— start Input material —

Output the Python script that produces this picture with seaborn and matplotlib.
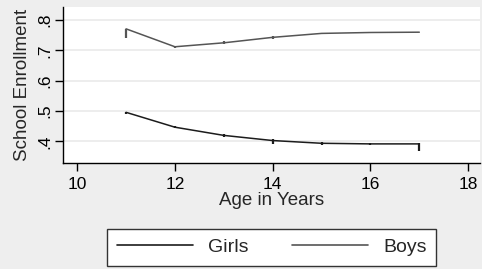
import numpy as np
import pandas as pd
import matplotlib.pyplot as plt
import seaborn as sns

# values
ages = [11, 12, 13, 14, 15, 16, 17]
girls = [0.496, 0.447, 0.420, 0.403, 0.394, 0.392, 0.392]
girls_lo = [0.490, 0.443, 0.415, 0.393, 0.389, 0.389, 0.367]
girls_hi = [0.498, 0.450, 0.423, 0.408, 0.397, 0.394, 0.394]
boys = [0.771, 0.712, 0.725, 0.743, 0.756, 0.759, 0.760]
boys_lo = [0.741, 0.708, 0.720, 0.739, 0.754, 0.757, 0.759]
boys_hi = [0.771, 0.714, 0.730, 0.746, 0.758, 0.761, 0.761]
yticks = [0.4, 0.5, 0.6, 0.7, 0.8]
ytick_labels = [".4", ".5", ".6", ".7", ".8"]
xticks = [10, 12, 14, 16, 18]

df = pd.DataFrame({
    "age": ages * 2,
    "enroll": girls + boys,
    "group": ["Girls"] * len(ages) + ["Boys"] * len(ages),
})

sns.set_style("white")
plt.rcParams['font.family'] = ['Liberation Sans', 'DejaVu Sans']

fig = plt.figure(figsize=(4.82, 2.69), dpi=100, facecolor="#eeeeee")
ax = fig.add_axes([0.1307, 0.394, 0.866, 0.580])
ax.set_facecolor("white")

colors = {"Girls": "#1c1c1c", "Boys": "#555555"}
sns.lineplot(data=df, x="age", y="enroll", hue="group", palette=colors,
             linewidth=1.1, ax=ax, legend=False)
ax.vlines(ages, girls_lo, girls_hi, color=colors["Girls"], linewidth=1.6)
ax.vlines(ages, boys_lo, boys_hi, color=colors["Boys"], linewidth=1.6)

ax.set_xlim(9.71, 18.25)
ax.set_ylim(0.329, 0.843)
ax.set_xticks(xticks)
ax.set_yticks(yticks)
ax.set_yticklabels(ytick_labels, rotation=90, va="center")
ax.grid(axis="y", color="#eaeaea", linewidth=1.2)
ax.set_axisbelow(True)
for s in ["top", "right"]:
    ax.spines[s].set_visible(False)
for s in ["left", "bottom"]:
    ax.spines[s].set_color("black")
    ax.spines[s].set_linewidth(1.0)
ax.tick_params(axis="both", direction="out", length=6, width=1.0,
               labelsize=12.5, colors="black", left=True, bottom=True)
ax.tick_params(axis="x", pad=4)
ax.tick_params(axis="y", pad=2)
ax.set_xlabel("Age in Years", fontsize=13.5, labelpad=0)
ax.set_ylabel("School Enrollment", fontsize=13.5, labelpad=4)

# title sits mostly above the picture, as in the reference
fig.text(0.552, 1 + 7 / 269, "by Age", fontsize=21, ha="center", va="baseline")

handles = [plt.Line2D([], [], color=colors["Girls"], linewidth=1.2),
           plt.Line2D([], [], color=colors["Boys"], linewidth=1.2)]
leg = fig.legend(handles, ["Girls", "Boys"], ncol=2, loc="center",
                 bbox_to_anchor=(0.222, 0.011, 0.683, 0.141), mode="expand",
                 fontsize=14, handlelength=3.9, handletextpad=0.77,
                 columnspacing=2.0, fancybox=False, framealpha=1,
                 borderaxespad=0, borderpad=0.5)
leg.get_frame().set_edgecolor("#333333")
leg.get_frame().set_linewidth(1.0)

plt.savefig("out.png", dpi=100, facecolor=fig.get_facecolor())
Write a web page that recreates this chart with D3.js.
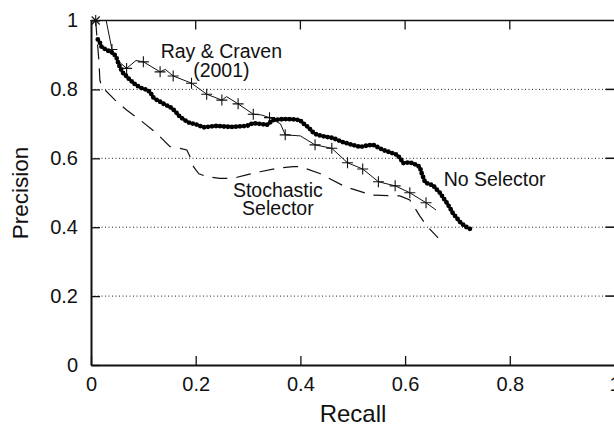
<!DOCTYPE html>
<html>
<head>
<meta charset="utf-8">
<script src="https://cdn.jsdelivr.net/npm/d3@7/dist/d3.min.js"></script>
<style>
  html, body { margin: 0; padding: 0; background: #fff; }
  svg { display: block; font-family: "Liberation Sans", Arial, sans-serif; }
</style>
</head>
<body>
<svg id="chart" width="614" height="426"></svg>
<script>
// ---- data ----
const xTicks = [0, 0.2, 0.4, 0.6, 0.8, 1];
const yTicks = [0, 0.2, 0.4, 0.6, 0.8, 1];
const xTickLabels = ["0", "0.2", "0.4", "0.6", "0.8", "1"];
const yTickLabels = ["0", "0.2", "0.4", "0.6", "0.8", "1"];
const gridValues = [0.2, 0.4, 0.6, 0.8];

// No Selector (recall, precision)
const noSelector = [
  [0.013,0.945],[0.018,0.933],[0.020,0.924],[0.030,0.914],[0.042,0.906],[0.048,0.895],
  [0.052,0.877],[0.056,0.862],[0.061,0.848],[0.068,0.838],[0.074,0.828],[0.084,0.815],
  [0.094,0.805],[0.104,0.800],[0.113,0.793],[0.118,0.778],[0.125,0.770],[0.132,0.764],
  [0.140,0.757],[0.151,0.749],[0.160,0.738],[0.170,0.720],[0.180,0.710],[0.189,0.702],
  [0.198,0.700],[0.208,0.694],[0.215,0.690],[0.222,0.691],[0.232,0.693],[0.241,0.694],
  [0.256,0.692],[0.271,0.691],[0.285,0.693],[0.298,0.694],[0.309,0.702],[0.322,0.700],
  [0.336,0.697],[0.348,0.711],[0.360,0.713],[0.374,0.714],[0.387,0.713],[0.399,0.711],
  [0.405,0.702],[0.415,0.690],[0.425,0.674],[0.432,0.668],[0.447,0.663],[0.462,0.659],
  [0.481,0.647],[0.497,0.640],[0.514,0.633],[0.527,0.637],[0.539,0.639],[0.548,0.632],
  [0.558,0.624],[0.572,0.617],[0.585,0.610],[0.592,0.597],[0.596,0.586],[0.606,0.588],
  [0.615,0.586],[0.622,0.580],[0.628,0.575],[0.632,0.555],[0.638,0.531],[0.645,0.525],
  [0.653,0.522],[0.660,0.510],[0.667,0.499],[0.673,0.485],[0.680,0.470],[0.686,0.455],
  [0.691,0.441],[0.698,0.428],[0.705,0.415],[0.714,0.403],[0.724,0.395]
];

// Ray & Craven (2001): curve and marker positions
const rayCraven = [
  [0.009,1.0],[0.029,1.0],[0.040,0.916],[0.050,0.885],[0.068,0.861],[0.086,0.884],
  [0.100,0.880],[0.132,0.851],[0.142,0.858],[0.157,0.839],[0.192,0.818],[0.221,0.786],
  [0.250,0.769],[0.259,0.779],[0.281,0.758],[0.310,0.728],[0.325,0.726],[0.341,0.718],
  [0.362,0.700],[0.371,0.668],[0.400,0.665],[0.428,0.639],[0.460,0.629],[0.490,0.587],
  [0.519,0.569],[0.549,0.532],[0.581,0.520],[0.609,0.500],[0.640,0.471],[0.659,0.450]
];
const rayCravenMarks = [
  [0.009,1.0],[0.040,0.916],[0.068,0.861],[0.100,0.880],[0.132,0.851],[0.157,0.839],
  [0.192,0.818],[0.221,0.786],[0.250,0.769],[0.281,0.758],[0.310,0.728],[0.341,0.718],
  [0.371,0.668],[0.428,0.639],[0.460,0.629],[0.490,0.587],[0.519,0.569],[0.549,0.532],
  [0.581,0.520],[0.609,0.500],[0.640,0.471]
];
const startStar = [[0.009,1.0]];

// Stochastic Selector
const stochastic = [
  [0.009,1.0],[0.011,0.958],[0.015,0.885],[0.017,0.827],[0.021,0.804],[0.027,0.798],
  [0.046,0.769],[0.068,0.740],[0.094,0.711],[0.125,0.673],[0.151,0.634],[0.170,0.629],
  [0.183,0.624],[0.189,0.605],[0.196,0.575],[0.206,0.555],[0.221,0.547],[0.246,0.542],
  [0.272,0.542],[0.297,0.552],[0.323,0.561],[0.355,0.571],[0.386,0.576],[0.399,0.576],
  [0.437,0.556],[0.485,0.518],[0.537,0.493],[0.590,0.491],[0.609,0.479],[0.628,0.433],
  [0.640,0.406],[0.663,0.369]
];

const annotations = [
  {lines: ["Ray & Craven", "(2001)"], x: 0.249, y: 0.890},
  {lines: ["Stochastic", "Selector"], x: 0.357, y: 0.488},
  {lines: ["No Selector"], x: 0.771, y: 0.520}
];

// ---- drawing ----
const svg = d3.select("#chart");
const x = d3.scaleLinear().domain([0, 1]).range([91, 614.5]);
const y = d3.scaleLinear().domain([0, 1]).range([365, 20.5]);

// grid lines
svg.append("g").selectAll("line").data(gridValues).join("line")
  .attr("x1", x(0)).attr("x2", x(1))
  .attr("y1", d => y(d)).attr("y2", d => y(d))
  .attr("stroke", "#222").attr("stroke-width", 1)
  .attr("stroke-dasharray", "1,2.5");

// frame: top border
svg.append("line").attr("x1", x(0)).attr("x2", x(1)).attr("y1", y(1)).attr("y2", y(1))
  .attr("stroke", "#111").attr("stroke-width", 1.6);

// axes
const xAxis = d3.axisBottom(x).tickValues(xTicks).tickFormat((d, i) => xTickLabels[i])
  .tickSizeInner(-9).tickSizeOuter(0).tickPadding(12);
const gx = svg.append("g").attr("transform", `translate(0,${y(0)})`).call(xAxis);
const yAxis = d3.axisLeft(y).tickValues(yTicks).tickFormat((d, i) => yTickLabels[i])
  .tickSizeInner(-9).tickSizeOuter(0).tickPadding(13);
const gy = svg.append("g").attr("transform", `translate(${x(0)},0)`).call(yAxis);
[gx, gy].forEach(g => {
  g.select(".domain").attr("stroke", "#111").attr("stroke-width", 2);
  g.selectAll(".tick line").attr("stroke", "#111").attr("stroke-width", 1.3);
  g.selectAll(".tick text").attr("fill", "#111").attr("font-size", 20)
    .attr("font-family", "'Liberation Sans', Arial, sans-serif");
});
gx.selectAll(".tick text").attr("dy", "0.71em");
// top ticks
svg.append("g").selectAll("line").data(xTicks.slice(1, -1)).join("line")
  .attr("x1", d => x(d)).attr("x2", d => x(d))
  .attr("y1", y(1)).attr("y2", y(1) + 9)
  .attr("stroke", "#111").attr("stroke-width", 1.3);
// right ticks
svg.append("g").selectAll("line").data(yTicks.slice(1, -1)).join("line")
  .attr("x1", x(1) - 9).attr("x2", x(1))
  .attr("y1", d => y(d)).attr("y2", d => y(d))
  .attr("stroke", "#111").attr("stroke-width", 1.5);

// axis titles
svg.append("text").attr("x", 353).attr("y", 422).attr("text-anchor", "middle")
  .attr("font-size", 24).attr("fill", "#111").text("Recall");
svg.append("text").attr("transform", "translate(28,193) rotate(-90)")
  .attr("text-anchor", "middle").attr("font-size", 22.5).attr("fill", "#111").text("Precision");

const line = d3.line().x(d => x(d[0])).y(d => y(d[1]));

// Stochastic (dashed)
svg.append("path").datum(stochastic).attr("d", line)
  .attr("fill", "none").attr("stroke", "#111").attr("stroke-width", 1.2)
  .attr("stroke-dasharray", "15,9");

// Ray & Craven (thin line with + markers)
svg.append("path").datum(rayCraven).attr("d", line)
  .attr("fill", "none").attr("stroke", "#111").attr("stroke-width", 1);
svg.append("g").selectAll("path").data(rayCravenMarks).join("path")
  .attr("transform", d => `translate(${x(d[0])},${y(d[1])})`)
  .attr("d", "M-5.5,0H5.5M0,-5.5V5.5")
  .attr("stroke", "#111").attr("stroke-width", 1.1).attr("fill", "none");
svg.append("g").selectAll("path").data(startStar).join("path")
  .attr("transform", d => `translate(${x(d[0])},${y(d[1])})`)
  .attr("d", "M-4,-4L4,4M-4,4L4,-4")
  .attr("stroke", "#111").attr("stroke-width", 1.1).attr("fill", "none");

// No Selector (beaded thick line)
svg.append("path").datum(noSelector).attr("d", line)
  .attr("fill", "none").attr("stroke", "#000").attr("stroke-width", 2)
  .attr("stroke-linejoin", "round");
svg.append("path").datum(noSelector).attr("d", line)
  .attr("fill", "none").attr("stroke", "#000").attr("stroke-width", 4.8)
  .attr("stroke-linecap", "round").attr("stroke-dasharray", "0,4");

// annotations
annotations.forEach(a => {
  const t = svg.append("text").attr("text-anchor", "middle")
    .attr("font-size", 19.5).attr("fill", "#111");
  a.lines.forEach((s, i) => {
    t.append("tspan").attr("x", x(a.x)).attr("y", y(a.y) + i * 18.5).text(s);
  });
});
</script>
</body>
</html>
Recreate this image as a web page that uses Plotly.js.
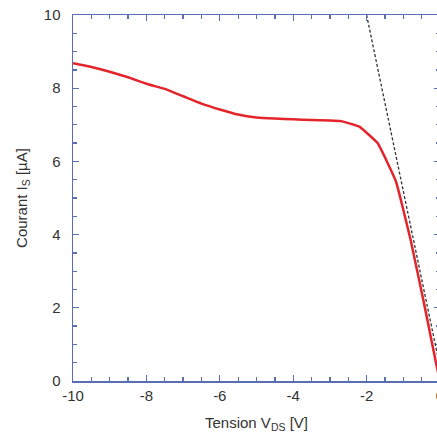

— end Input material —

- Task goal: Repeat, word for word and with no pictures, only the lines running from the beginning of the data to the line that contains "import seaborn as sns".

- Exercise output:
Output the Python script that produces this picture with seaborn and matplotlib.
import numpy as np
import pandas as pd
import matplotlib.pyplot as plt
import seaborn as sns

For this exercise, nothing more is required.